§ **Task goal**
Can you transcribe the data exactly? Leave the pictures out.

§ **Collected data**
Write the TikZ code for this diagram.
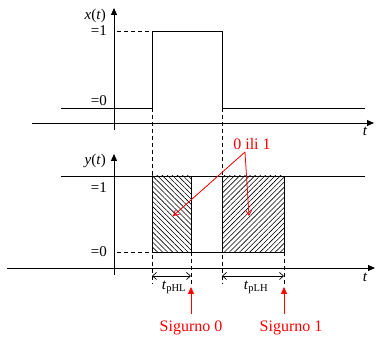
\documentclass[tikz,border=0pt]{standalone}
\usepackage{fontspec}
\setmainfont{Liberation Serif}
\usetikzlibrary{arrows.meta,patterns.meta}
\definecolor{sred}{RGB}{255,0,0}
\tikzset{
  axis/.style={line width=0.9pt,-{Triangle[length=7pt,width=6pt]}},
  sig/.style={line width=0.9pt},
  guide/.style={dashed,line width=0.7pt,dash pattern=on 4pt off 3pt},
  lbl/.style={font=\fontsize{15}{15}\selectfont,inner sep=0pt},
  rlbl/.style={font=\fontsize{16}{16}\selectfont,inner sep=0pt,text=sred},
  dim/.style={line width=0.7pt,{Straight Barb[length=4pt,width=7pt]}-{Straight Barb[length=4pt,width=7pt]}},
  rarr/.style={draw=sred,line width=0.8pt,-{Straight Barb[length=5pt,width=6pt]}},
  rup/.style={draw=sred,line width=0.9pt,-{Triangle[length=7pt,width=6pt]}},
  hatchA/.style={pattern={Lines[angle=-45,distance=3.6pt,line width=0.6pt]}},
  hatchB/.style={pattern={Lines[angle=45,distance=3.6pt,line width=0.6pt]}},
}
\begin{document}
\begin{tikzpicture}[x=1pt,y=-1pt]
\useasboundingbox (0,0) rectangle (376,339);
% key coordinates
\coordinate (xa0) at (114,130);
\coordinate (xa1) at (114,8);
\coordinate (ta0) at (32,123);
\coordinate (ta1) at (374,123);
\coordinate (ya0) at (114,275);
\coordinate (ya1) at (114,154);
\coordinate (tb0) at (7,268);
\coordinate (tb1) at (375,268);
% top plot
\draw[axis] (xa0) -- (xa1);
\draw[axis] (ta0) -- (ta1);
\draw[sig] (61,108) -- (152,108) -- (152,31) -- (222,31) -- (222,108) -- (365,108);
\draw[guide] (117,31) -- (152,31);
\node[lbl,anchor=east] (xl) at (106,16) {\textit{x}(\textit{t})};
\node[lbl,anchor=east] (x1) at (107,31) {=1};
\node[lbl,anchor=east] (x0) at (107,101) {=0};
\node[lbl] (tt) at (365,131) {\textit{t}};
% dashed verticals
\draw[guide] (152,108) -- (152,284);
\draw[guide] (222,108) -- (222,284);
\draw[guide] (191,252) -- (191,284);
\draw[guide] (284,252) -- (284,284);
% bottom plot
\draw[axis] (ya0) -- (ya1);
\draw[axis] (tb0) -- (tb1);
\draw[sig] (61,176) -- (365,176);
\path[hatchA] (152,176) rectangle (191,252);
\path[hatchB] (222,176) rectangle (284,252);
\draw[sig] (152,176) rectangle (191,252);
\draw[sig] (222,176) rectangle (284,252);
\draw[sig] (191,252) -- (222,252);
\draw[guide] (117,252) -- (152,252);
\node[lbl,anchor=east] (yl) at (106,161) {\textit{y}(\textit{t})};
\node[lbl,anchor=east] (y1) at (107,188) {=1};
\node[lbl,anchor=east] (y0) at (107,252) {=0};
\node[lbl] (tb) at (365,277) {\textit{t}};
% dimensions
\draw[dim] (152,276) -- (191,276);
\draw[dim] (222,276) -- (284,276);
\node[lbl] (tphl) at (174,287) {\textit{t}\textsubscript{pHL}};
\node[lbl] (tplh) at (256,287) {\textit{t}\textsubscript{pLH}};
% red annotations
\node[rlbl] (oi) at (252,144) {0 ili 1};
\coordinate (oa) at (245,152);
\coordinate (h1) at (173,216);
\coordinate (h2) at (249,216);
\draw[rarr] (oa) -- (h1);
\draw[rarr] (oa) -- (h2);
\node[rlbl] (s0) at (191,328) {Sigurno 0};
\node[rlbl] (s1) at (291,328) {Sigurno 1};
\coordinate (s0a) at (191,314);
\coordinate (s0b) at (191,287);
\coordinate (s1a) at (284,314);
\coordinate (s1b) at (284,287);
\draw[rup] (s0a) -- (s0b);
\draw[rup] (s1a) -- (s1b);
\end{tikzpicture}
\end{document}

§ **Exercise result**
Write the TikZ code for this diagram.
\documentclass[tikz,border=0pt]{standalone}
\usepackage{fontspec}
\setmainfont{Liberation Serif}
\usetikzlibrary{arrows.meta,patterns.meta}
\definecolor{sred}{RGB}{255,0,0}
\tikzset{
  axis/.style={line width=0.9pt,-{Triangle[length=7pt,width=6pt]}},
  sig/.style={line width=0.9pt},
  guide/.style={dashed,line width=0.7pt,dash pattern=on 4pt off 3pt},
  lbl/.style={font=\fontsize{15}{15}\selectfont,inner sep=0pt},
  rlbl/.style={font=\fontsize{16}{16}\selectfont,inner sep=0pt,text=sred},
  dim/.style={line width=0.7pt,{Straight Barb[length=4pt,width=7pt]}-{Straight Barb[length=4pt,width=7pt]}},
  rarr/.style={draw=sred,line width=0.8pt,-{Straight Barb[length=5pt,width=6pt]}},
  rup/.style={draw=sred,line width=0.9pt,-{Triangle[length=7pt,width=6pt]}},
  hatchA/.style={pattern={Lines[angle=-45,distance=3.6pt,line width=0.6pt]}},
  hatchB/.style={pattern={Lines[angle=45,distance=3.6pt,line width=0.6pt]}},
}
\begin{document}
\begin{tikzpicture}[x=1pt,y=-1pt]
\useasboundingbox (0,0) rectangle (376,339);
% key coordinates
\coordinate (xa0) at (114,130);
\coordinate (xa1) at (114,8);
\coordinate (ta0) at (32,123);
\coordinate (ta1) at (374,123);
\coordinate (ya0) at (114,275);
\coordinate (ya1) at (114,154);
\coordinate (tb0) at (7,268);
\coordinate (tb1) at (375,268);
% top plot
\draw[axis] (xa0) -- (xa1);
\draw[axis] (ta0) -- (ta1);
\draw[sig] (61,108) -- (152,108) -- (152,31) -- (222,31) -- (222,108) -- (365,108);
\draw[guide] (117,31) -- (152,31);
\node[lbl,anchor=east] (xl) at (106,16) {\textit{x}(\textit{t})};
\node[lbl,anchor=east] (x1) at (107,31) {=1};
\node[lbl,anchor=east] (x0) at (107,101) {=0};
\node[lbl] (tt) at (365,131) {\textit{t}};
% dashed verticals
\draw[guide] (152,108) -- (152,284);
\draw[guide] (222,108) -- (222,284);
\draw[guide] (191,252) -- (191,284);
\draw[guide] (284,252) -- (284,284);
% bottom plot
\draw[axis] (ya0) -- (ya1);
\draw[axis] (tb0) -- (tb1);
\draw[sig] (61,176) -- (365,176);
\path[hatchA] (152,176) rectangle (191,252);
\path[hatchB] (222,176) rectangle (284,252);
\draw[sig] (152,176) rectangle (191,252);
\draw[sig] (222,176) rectangle (284,252);
\draw[sig] (191,252) -- (222,252);
\draw[guide] (117,252) -- (152,252);
\node[lbl,anchor=east] (yl) at (106,161) {\textit{y}(\textit{t})};
\node[lbl,anchor=east] (y1) at (107,188) {=1};
\node[lbl,anchor=east] (y0) at (107,252) {=0};
\node[lbl] (tb) at (365,277) {\textit{t}};
% dimensions
\draw[dim] (152,276) -- (191,276);
\draw[dim] (222,276) -- (284,276);
\node[lbl] (tphl) at (174,287) {\textit{t}\textsubscript{pHL}};
\node[lbl] (tplh) at (256,287) {\textit{t}\textsubscript{pLH}};
% red annotations
\node[rlbl] (oi) at (252,144) {0 ili 1};
\coordinate (oa) at (245,152);
\coordinate (h1) at (173,216);
\coordinate (h2) at (249,216);
\draw[rarr] (oa) -- (h1);
\draw[rarr] (oa) -- (h2);
\node[rlbl] (s0) at (191,328) {Sigurno 0};
\node[rlbl] (s1) at (291,328) {Sigurno 1};
\coordinate (s0a) at (191,314);
\coordinate (s0b) at (191,287);
\coordinate (s1a) at (284,314);
\coordinate (s1b) at (284,287);
\draw[rup] (s0a) -- (s0b);
\draw[rup] (s1a) -- (s1b);
\end{tikzpicture}
\end{document}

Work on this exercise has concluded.